5
votes

Is there a way to extract the complete BigQuery partitioned table with one command so that data of each partition is extracted into a separate folder of the format part_col=date_yyyy-mm-dd

Since Bigquery partitioned table can read files from the hive type partitioned directories, is there a way to extract the data in a similar way. I can extract each partition separately, however that is very cumbersome when i an extracting a lot of partitions

1
seems like a feature request for the issue trackerFelipe Hoffa

1 Answers

8
votes

You could do this programmatically. For instance, you can export partitioned data by using the partition decorator such as table$20190801. And then on the bq extract command you can use URI Patterns (look the example of the workers pattern) for the GCS objects.

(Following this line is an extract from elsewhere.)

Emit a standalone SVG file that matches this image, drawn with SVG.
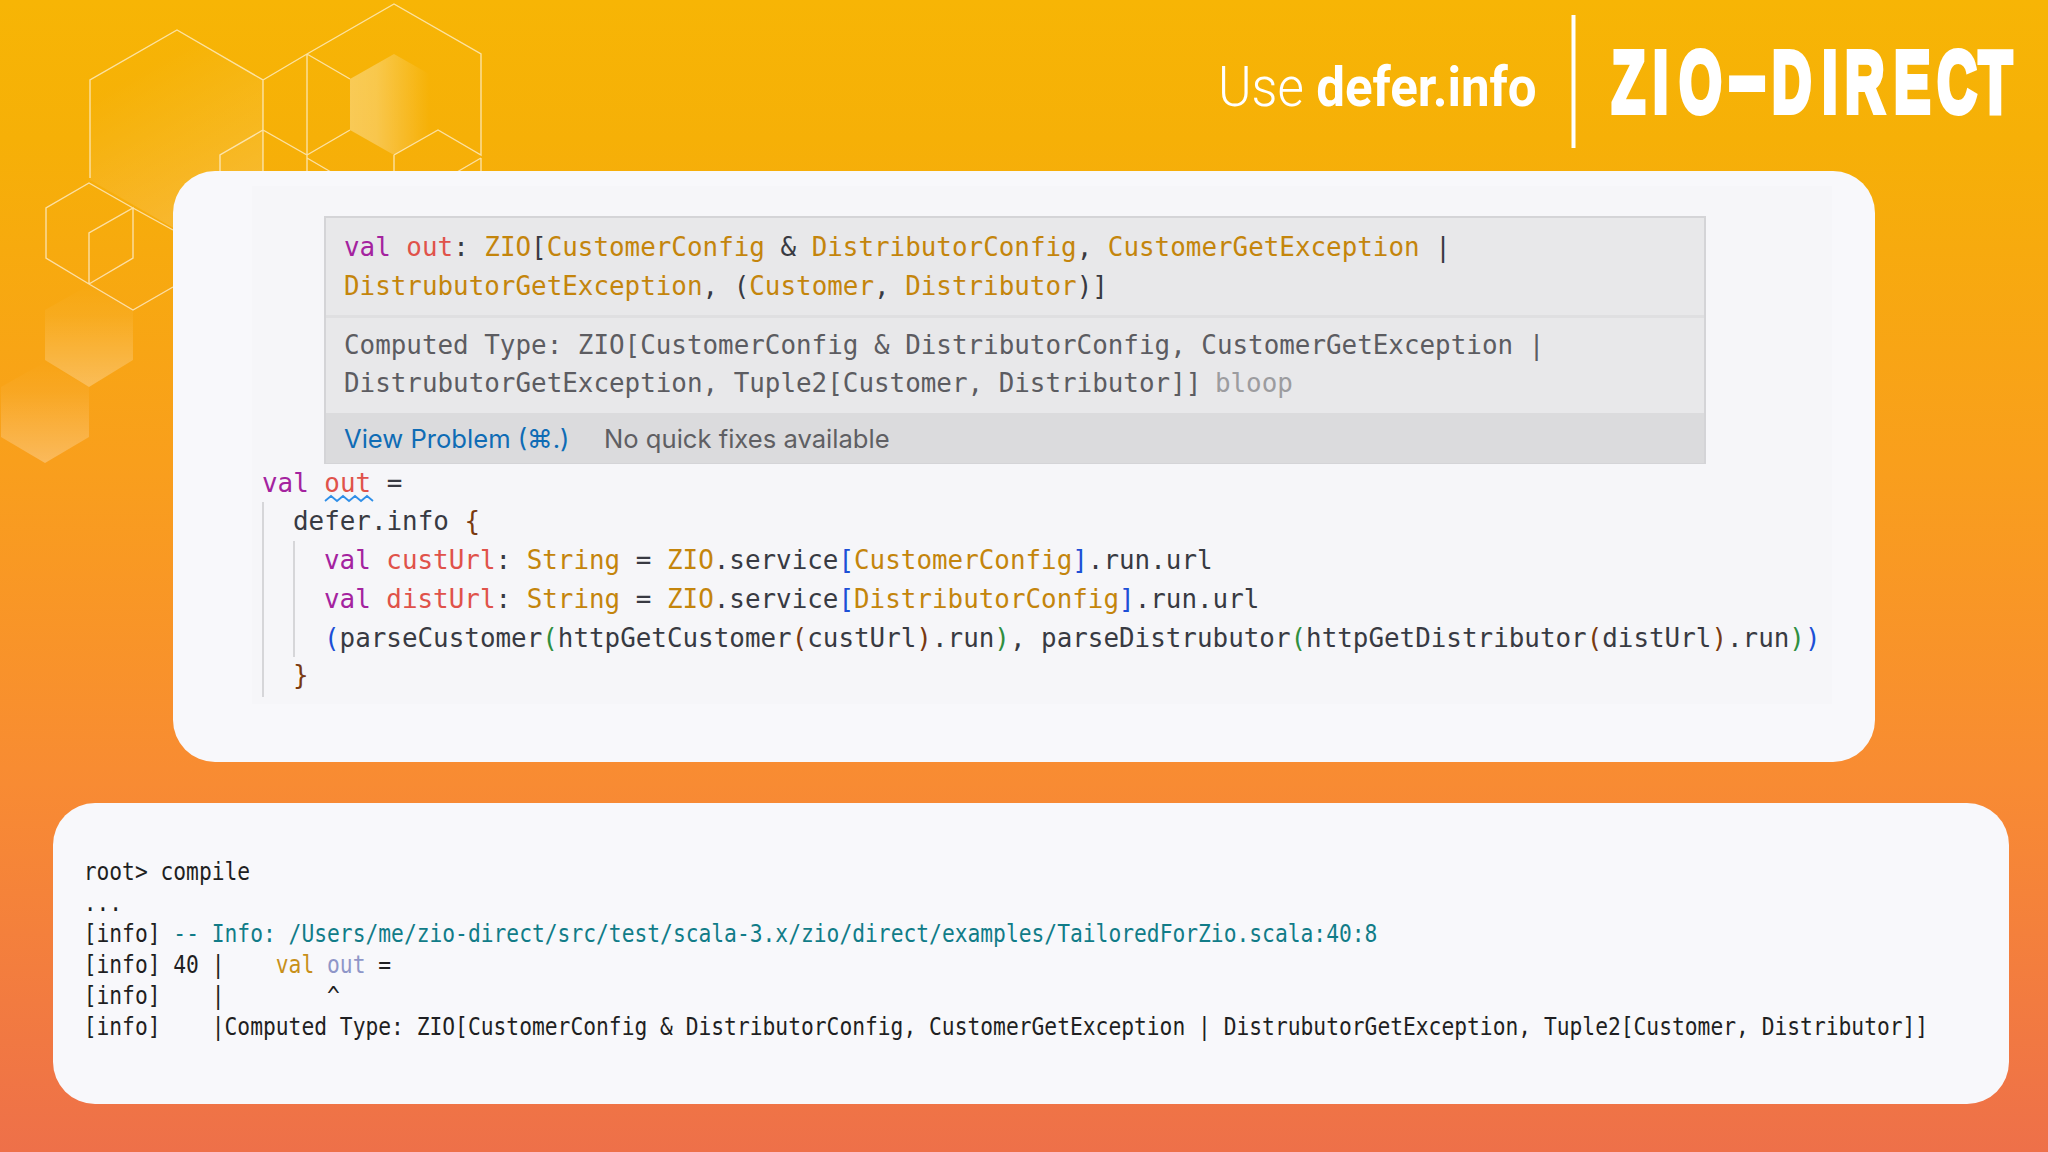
<svg xmlns="http://www.w3.org/2000/svg" width="2048" height="1152" viewBox="0 0 2048 1152">
<defs>
<linearGradient id="bg" x1="0" y1="0" x2="0" y2="1">
<stop offset="0" stop-color="#f7b505"/><stop offset="0.12" stop-color="#f6b007"/><stop offset="0.4" stop-color="#f99f1c"/><stop offset="0.68" stop-color="#f88b33"/><stop offset="1" stop-color="#ee7049"/>
</linearGradient>
<linearGradient id="fadeUp" x1="0" y1="1" x2="0" y2="0">
<stop offset="0" stop-color="#fff" stop-opacity=".28"/><stop offset=".7" stop-color="#fff" stop-opacity=".05"/><stop offset="1" stop-color="#fff" stop-opacity="0"/>
</linearGradient>
<linearGradient id="fadeRight" x1="0" y1="0" x2="1" y2="0">
<stop offset="0" stop-color="#fff" stop-opacity=".32"/><stop offset=".3" stop-color="#fff" stop-opacity=".28"/><stop offset=".9" stop-color="#fff" stop-opacity="0"/>
</linearGradient>
<linearGradient id="bigHex" x1="0.3" y1="0.2" x2="0.7" y2="1">
<stop offset="0" stop-color="#fff" stop-opacity="0"/><stop offset="1" stop-color="#fff" stop-opacity=".16"/>
</linearGradient>
</defs>
<style>
text{white-space:pre}
.code{font-family:"DejaVu Sans Mono","Liberation Mono",monospace;font-size:25.9px;fill:#383a42}
.term{font-family:"DejaVu Sans Mono","Liberation Mono",monospace;font-size:24px;fill:#1f1f22}
.ui{font-family:"Inter","Liberation Sans",sans-serif;font-size:25.6px}
.k{fill:#a4239f}.v{fill:#e0524a}.t{fill:#c4850c}.b1{fill:#1d4fd6}.b2{fill:#2f8f3f}.b3{fill:#7a3a10}
.g{fill:#5c5c61}.teal{fill:#117c88}.tv{fill:#c8901a}.to{fill:#8f96c8}
.hex{fill:none;stroke:#fff;stroke-opacity:.62;stroke-width:1.4}
.guide{stroke:#d6d6d9;stroke-width:2}
</style>
<rect width="2048" height="1152" fill="url(#bg)"/>

<g id="hexagons">
<polygon points="177,30 263,80 263,180 177,230 90,180 90,80" fill="url(#bigHex)"/>
<polygon points="89,285 133,310 133,360 89,387 45,360 45,310" fill="url(#fadeUp)"/>
<polygon points="45,362 89,387 89,437 45,463 1,437 1,387" fill="url(#fadeUp)"/>
<polygon points="394,54 438,79 438,130 394,155 350,130 350,79" fill="url(#fadeRight)"/>
<path class="hex" d="M90,178V80L177,30L263,80V172M263,80L307,54L394,4L481,54V155L438,130L394,155M350,130L307,155L263,130L220,155V172M307,54V172M307,54L350,79M307,158L331,172M394,155V172M481,158L457,172M481,158V172"/>
<path class="hex" d="M173,230L133,208L89,183L46,208V258L89,284L133,310L173,287M89,284V233L133,208V258L89,284"/>
</g>

<g id="code-card">
<rect x="173" y="171" width="1702" height="591" rx="42" fill="#f8f8fb"/>
<rect x="252" y="186" width="1580" height="518" fill="#f6f6f9"/>
<g id="hover">
<rect x="325" y="217" width="1380" height="246" fill="#e8e8ea" stroke="#d4d4d7" stroke-width="2"/>
<rect x="326" y="315" width="1378" height="3" fill="#dfdfe1"/>
<rect x="326" y="413" width="1378" height="50" fill="#dbdbdd"/>
<text class="code" x="344" y="256"><tspan class="k">val</tspan> <tspan class="v">out</tspan>: <tspan class="t">ZIO</tspan>[<tspan class="t">CustomerConfig</tspan> &amp; <tspan class="t">DistributorConfig</tspan>, <tspan class="t">CustomerGetException</tspan> |</text>
<text class="code" x="344" y="295"><tspan class="t">DistrubutorGetException</tspan>, (<tspan class="t">Customer</tspan>, <tspan class="t">Distributor</tspan>)]</text>
<text class="code g" x="344" y="354">Computed Type: ZIO[CustomerConfig &amp; DistributorConfig, CustomerGetException |</text>
<text class="code g" x="344" y="392">DistrubutorGetException, Tuple2[Customer, Distributor]]<tspan fill="#9c9c9f" dx="-2"> bloop</tspan></text>
<text class="ui" x="344" y="448" fill="#0f6cb5">View Problem (⌘.)</text>
<text class="ui" x="604" y="448" fill="#5f5f63">No quick fixes available</text>
</g>
<g id="editor">
<line class="guide" x1="263" y1="502" x2="263" y2="697"/>
<line class="guide" x1="294" y1="541" x2="294" y2="657"/>
<text class="code" x="262" y="492"><tspan class="k">val</tspan> <tspan class="v">out</tspan> =</text>
<path d="M325,501l6,-5l6,5l6,-5l6,5l6,-5l6,5l6,-5l6,5" fill="none" stroke="#2f8fe8" stroke-width="1.8"/>
<text class="code" x="293" y="530">defer.info <tspan class="b3">{</tspan></text>
<text class="code" x="324" y="569"><tspan class="k">val</tspan> <tspan class="v">custUrl</tspan>: <tspan class="t">String</tspan> = <tspan class="t">ZIO</tspan>.service<tspan class="b1">[</tspan><tspan class="t">CustomerConfig</tspan><tspan class="b1">]</tspan>.run.url</text>
<text class="code" x="324" y="608"><tspan class="k">val</tspan> <tspan class="v">distUrl</tspan>: <tspan class="t">String</tspan> = <tspan class="t">ZIO</tspan>.service<tspan class="b1">[</tspan><tspan class="t">DistributorConfig</tspan><tspan class="b1">]</tspan>.run.url</text>
<text class="code" x="324" y="646.500"><tspan class="b1">(</tspan>parseCustomer<tspan class="b2">(</tspan>httpGetCustomer<tspan class="b3">(</tspan>custUrl<tspan class="b3">)</tspan>.run<tspan class="b2">)</tspan>, parseDistrubutor<tspan class="b2">(</tspan>httpGetDistributor<tspan class="b3">(</tspan>distUrl<tspan class="b3">)</tspan>.run<tspan class="b2">)</tspan><tspan class="b1">)</tspan></text>
<text class="code b3" x="293" y="684">}</text>
</g>
</g>

<g id="terminal-card">
<rect x="53" y="803" width="1956" height="301" rx="42" fill="#f8f8fb"/>
<g transform="scale(.887,1)">
<text class="term" x="94.300" y="880">root&gt; compile</text>
<text class="term" x="94.300" y="911">...</text>
<text class="term" x="94.300" y="942">[info] <tspan class="teal">-- Info: /Users/me/zio-direct/src/test/scala-3.x/zio/direct/examples/TailoredForZio.scala:40:8</tspan></text>
<text class="term" x="94.300" y="973">[info] 40 |    <tspan class="tv">val</tspan> <tspan class="to">out</tspan> =</text>
<text class="term" x="94.300" y="1004">[info]    |        ^</text>
<text class="term" x="94.300" y="1035.500">[info]    |Computed Type: ZIO[CustomerConfig &amp; DistributorConfig, CustomerGetException | DistrubutorGetException, Tuple2[Customer, Distributor]]</text>
</g>
</g>

<g id="header">
<text transform="translate(1218,106) scale(.912,1)" font-family="Roboto,'Liberation Sans',sans-serif" font-size="56" font-weight="300" fill="#fff">Use <tspan font-weight="700">defer.info</tspan></text>
<rect x="1571.500" y="15" width="4" height="133" fill="#fff"/>
<text transform="scale(.62,1)" x="2599.7 2666.3 2708.4 2788.7 2858.2 2939 2976 3055 3124.5 3191.6" y="112" font-family="'Liberation Sans',Arial,sans-serif" font-weight="700" font-size="88" fill="#fff" stroke="#fff" stroke-width="6">ZIO<tspan font-size="105">–</tspan>DIRECT</text>
</g>
</svg>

Since all objects will be within the same bucket, the folders are just an hierarchical illusion, so you can specify URI patterns on the folders as well, but not on the bucket.

So you would do a script where you loop over the DATE value, with something like:

bq extract 
--destination_format [CSV, NEWLINE_DELIMITED_JSON, AVRO] 
--compression [GZIP, AVRO supports DEFLATE and SNAPPY] 
--field_delimiter [DELIMITER] 
--print_header [true, false] 
[PROJECT_ID]:[DATASET].[TABLE]$[DATE]
gs://[BUCKET]/part_col=[DATE]/[FILENAME]-*.[csv, json, avro]

You can't do it automatically with just a bq command. For this it would be better to raise a feature request as suggested by Felipe.